This initiative is focused on developing a center of intercultural exchange through music, dance and art expressions of indigenous and non-indigenous people. With your donations, we will be able to build the actual structure in the village and participate in the safe-keeping of indigenous traditions. It is so important to protect ancestral cultures. For all of you that appreciate these rituals and sacred ceremonies, this is an opportunity to do the real work and fund tangible projects that have a real long-term impact locally.
•communal kitchen: 2,000 USD
•classrooms, workshops and art department: 4,000 USD
•house of traditional medicine: 1,000USD
•workshop traditional medicine: 1,500USD
•shower space and eco toilets: 1,000USD
*extra fees: 500USD
The indigenous families around Igarape Caucho were most affected by losing their freedom, identity and tradition during the invasion during the Amazon Rubber Boom from 1879 – 1912. Many of the cities in the Acre state of Brazil are a melting pot of different indigenous cultures as well as farmers and mestizo (non-indigenous people). Many indigenous youth leave their villages to study in the city and they become disconnected from their community and traditional cultures. This is because, many times, they lack a place to practice their language, music and dances. This initiative is focused on developing a center of intercultural exchange through music, dance and art expressions of indigenous and non-indigenous people near some larger urban areas of Acre where many indigenous youth spend part of their time.
For many of the indigenous communities native language, music, art and traditional practices are an important part of their culture.
The center will help them learn about and maintain their cultural values, language and spirituality. In spite of persecution and evangelization, many of these communities have managed to preserve their culture but they still struggle because of globalization and the effects of media and technology.

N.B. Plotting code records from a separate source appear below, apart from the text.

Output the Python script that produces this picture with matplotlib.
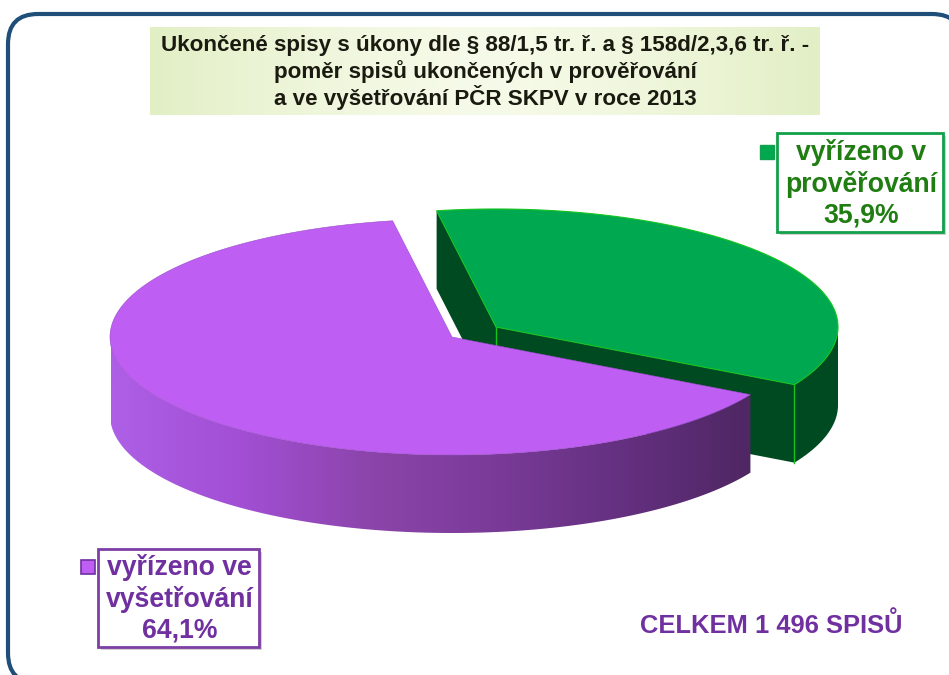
import numpy as np
import matplotlib
matplotlib.use('Agg')
import matplotlib.pyplot as plt
from matplotlib.colors import LinearSegmentedColormap
from matplotlib.patches import FancyBboxPatch, Polygon, Rectangle

title_lines = ['Ukončené spisy s úkony dle § 88/1,5 tr. ř. a § 158d/2,3,6 tr. ř. -',
               'poměr spisů ukončených v prověřování',
               'a ve vyšetřování PČR SKPV v roce 2013']
shares = [35.9, 64.1]
share_labels = ['35,9%', '64,1%']
categories = ['vyřízeno v\nprověřování', 'vyřízeno ve\nvyšetřování']
total_label = 'CELKEM 1 496 SPISŮ'

GREEN = '#00a84f'
GREEN_DARK = '#004a22'
GREEN_EDGE = '#13c41f'
PURPLE = '#be5ef2'
PURPLE_TEXT = '#7030a0'

RX, RY, DEPTH = 342, 118, 78
START = 100


def rim(cx, cy, t0, t1, dy=0, n=200):
    t = np.radians(np.linspace(t0, t1, n))
    return np.column_stack([cx + RX * np.cos(t), cy - RY * np.sin(t) + dy])


def label_box(x, y, w, h, edge, text, color):
    # stin pod rameckem
    ax.add_patch(Rectangle((x + 3, y + 3), w, h, fc='#999999', ec='none', alpha=0.45, zorder=5))
    ax.add_patch(Rectangle((x, y), w, h, fc='white', ec=edge, lw=2, zorder=6))
    ax.text(x + w / 2 + 1, y + h / 2 + 1, text, color=color, fontsize=19.2, fontweight='bold',
            ha='center', va='center', linespacing=1.22, zorder=7)


plt.rcParams['font.family'] = ['Liberation Sans', 'DejaVu Sans']
fig = plt.figure(figsize=(9.49, 6.75), dpi=100)
ax = fig.add_axes([0, 0, 1, 1])
ax.set_xlim(0, 949)
ax.set_ylim(675, 0)
ax.axis('off')

# ramecek
ax.add_patch(FancyBboxPatch((8, 14), 954, 669, boxstyle='round,pad=0,rounding_size=30',
                            fc='white', ec='#1f4e79', lw=3, zorder=1))

# titulek
edge_col = np.array([226, 239, 197]) / 255
mid_col = np.array([246, 250, 232]) / 255
w = np.abs(np.linspace(-1, 1, 200))[None, :, None] ** 1.5
ax.imshow(mid_col * (1 - w) + edge_col * w, extent=(150, 820, 115, 27), aspect='auto', zorder=2)
for i, line in enumerate(title_lines):
    ax.text(485, 46 + 26 * i, line, fontsize=16.1, fontweight='bold', color='#1a1a10',
            ha='center', va='center', zorder=3)

# vypocet uhlu z podilu
green_end = START - shares[0] / 100 * 360
purple_end = START + shares[1] / 100 * 360

# zeleny dil
gx, gy = 496, 327
g_top = rim(gx, gy, START, green_end)
ax.add_patch(Polygon([[gx, gy], g_top[0], g_top[0] + [0, DEPTH], [gx, gy + DEPTH]],
                     fc=GREEN_DARK, ec='none', zorder=3))
ax.add_patch(Polygon([[gx, gy], g_top[-1], g_top[-1] + [0, DEPTH], [gx, gy + DEPTH]],
                     fc=GREEN_DARK, ec='none', zorder=3))
side = rim(gx, gy, green_end, 0)
ax.add_patch(Polygon(np.vstack([side, (side + [0, DEPTH])[::-1]]), fc=GREEN_DARK, ec='none', zorder=3))
ax.plot([gx, gx], [gy, gy + DEPTH - 25], color=GREEN_EDGE, lw=1, zorder=3.5)
ax.plot([g_top[-1][0]] * 2, [g_top[-1][1], g_top[-1][1] + DEPTH], color=GREEN_EDGE, lw=1, zorder=3.5)
ax.add_patch(Polygon(np.vstack([[gx, gy], g_top]), fc=GREEN, ec=GREEN_EDGE, lw=0.8, zorder=3.6))

# fialovy dil
px, py = 452, 337
p_top = rim(px, py, START, purple_end, n=400)
p_side = rim(px, py, 180, purple_end, n=300)
side_poly = Polygon(np.vstack([p_side, (p_side + [0, DEPTH])[::-1]]), fc='none', ec='none', zorder=4)
ax.add_patch(side_poly)
grad = LinearSegmentedColormap.from_list('side', ['#ad5fe6', '#a24fd4', '#8c45ab', '#7a3b98',
                                                  '#643080', '#4f2763'])
img = ax.imshow(np.linspace(0, 1, 300)[None, :], cmap=grad, extent=(111, 752, 545, 330),
                aspect='auto', zorder=4)
img.set_clip_path(side_poly)
ax.add_patch(Polygon(np.vstack([[px, py], p_top]), fc=PURPLE, ec='#9a4cc8', lw=0.4, zorder=4.5))
ax.set_xlim(0, 949)
ax.set_ylim(675, 0)

# popisky
ax.add_patch(Rectangle((760, 145), 14, 14, fc=GREEN, ec='#13a04a', lw=1, zorder=5))
label_box(777, 133, 166, 99, '#12a04a', categories[0] + '\n' + share_labels[0], '#1f7d12')
ax.add_patch(Rectangle((81, 560), 14, 14, fc=PURPLE, ec=PURPLE_TEXT, lw=1.2, zorder=5))
label_box(98, 549, 161, 98, '#7d3fa5', categories[1] + '\n' + share_labels[1], PURPLE_TEXT)

ax.text(771, 625, total_label, color=PURPLE_TEXT, fontsize=18.4, fontweight='bold',
        ha='center', va='center', zorder=5)

fig.savefig('out.png', dpi=100)
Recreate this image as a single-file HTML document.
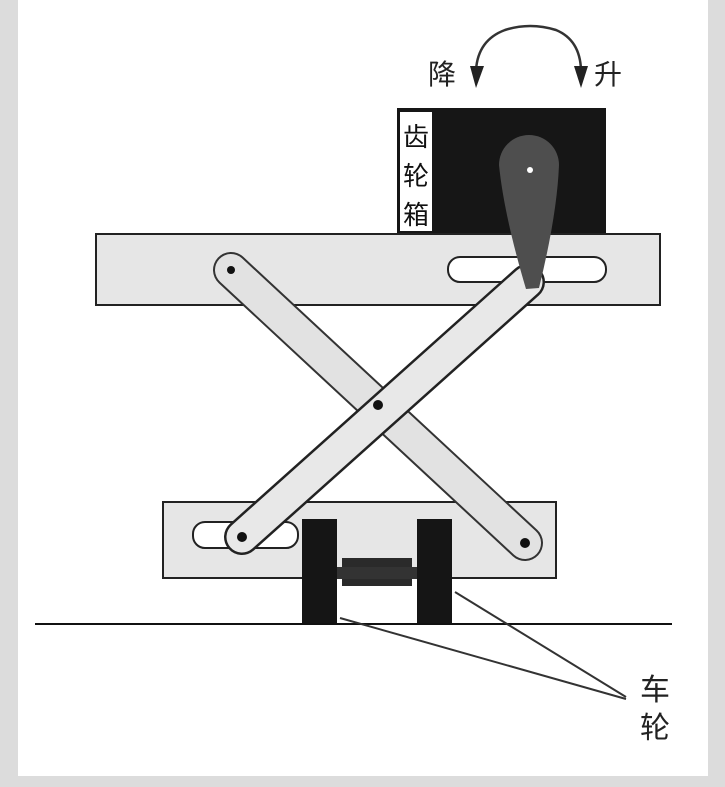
<!DOCTYPE html>
<html><head><meta charset="utf-8"><style>body{margin:0}svg{display:block}</style></head><body>
<svg width="725" height="787" viewBox="0 0 725 787" xmlns="http://www.w3.org/2000/svg" font-family="'Liberation Sans','Noto Sans CJK SC',sans-serif">
<rect width="725" height="787" fill="#dcdcdc"/>
<rect x="18" y="0" width="690" height="776" fill="#fff"/>
<path d="M476,70 Q478,40 505,30 Q530,22 556,30 Q580,40 581,70" fill="none" stroke="#333" stroke-width="2.5"/>
<path d="M470,66 L484,66 L476,88 z" fill="#222"/>
<path d="M574,66 L588,66 L581,88 z" fill="#222"/>
<text x="428" y="84" font-size="28" fill="#222">降</text>
<text x="594" y="84" font-size="28" fill="#222">升</text>
<rect x="397" y="108" width="209" height="128" fill="#161616"/>
<rect x="400" y="112" width="32" height="119" fill="#fff"/>
<text x="416" y="146" font-size="26" text-anchor="middle" fill="#111">齿</text>
<text x="416" y="185" font-size="26" text-anchor="middle" fill="#111">轮</text>
<text x="416" y="224" font-size="26" text-anchor="middle" fill="#111">箱</text>
<rect x="96" y="234" width="564" height="71" fill="#e6e6e6" stroke="#222" stroke-width="2"/>
<rect x="448" y="257" width="158" height="25" rx="12" fill="#fff" stroke="#222" stroke-width="2"/>
<rect x="163" y="502" width="393" height="76" fill="#e6e6e6" stroke="#222" stroke-width="2"/>
<rect x="193" y="522" width="105" height="26" rx="12" fill="#fff" stroke="#222" stroke-width="2"/>
<line x1="231" y1="270" x2="525" y2="543" stroke="#333" stroke-width="36" stroke-linecap="round"/>
<line x1="231" y1="270" x2="525" y2="543" stroke="#e2e2e2" stroke-width="32" stroke-linecap="round"/>
<circle cx="231" cy="270" r="4" fill="#111"/>
<circle cx="525" cy="543" r="5" fill="#111"/>
<line x1="242" y1="537" x2="527" y2="282" stroke="#222" stroke-width="36" stroke-linecap="round"/>
<line x1="242" y1="537" x2="527" y2="282" stroke="#e8e8e8" stroke-width="31" stroke-linecap="round"/>
<circle cx="242" cy="537" r="5" fill="#111"/>
<circle cx="378" cy="405" r="5" fill="#111"/>
<path d="M499,165 A30,30 0 0 1 559,165 Q557,215 539,288 L526,289 Q504,215 499,165 Z" fill="#4e4e4e"/>
<circle cx="530" cy="170" r="3" fill="#fff"/>
<rect x="302" y="519" width="35" height="105" fill="#151515"/>
<rect x="417" y="519" width="35" height="105" fill="#151515"/>
<rect x="342" y="558" width="70" height="28" fill="#2a2a2a"/>
<rect x="337" y="567" width="80" height="12" fill="#333"/>
<line x1="35" y1="624" x2="672" y2="624" stroke="#111" stroke-width="2"/>
<line x1="340" y1="618" x2="626" y2="699" stroke="#333" stroke-width="2"/>
<line x1="455" y1="592" x2="626" y2="697" stroke="#333" stroke-width="2"/>
<text x="640" y="700" font-size="30" fill="#222">车</text>
<text x="640" y="738" font-size="30" fill="#222">轮</text>
</svg>
</body></html>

Today, the state of Acre has become an attraction to travelers and nature lovers from all over Brazil and the world. Many indigenous villages have opened to groups of visitors to come and stay in their villages and partake in different celebrations and ceremonies. This has encouraged youth to take pride in their culture and to be more interested in their traditions. Today we see interest from people all around the world in learning about ancestral cultures, both in Acre and outside, and this is a way to build bridges between ancestral traditions and modern society.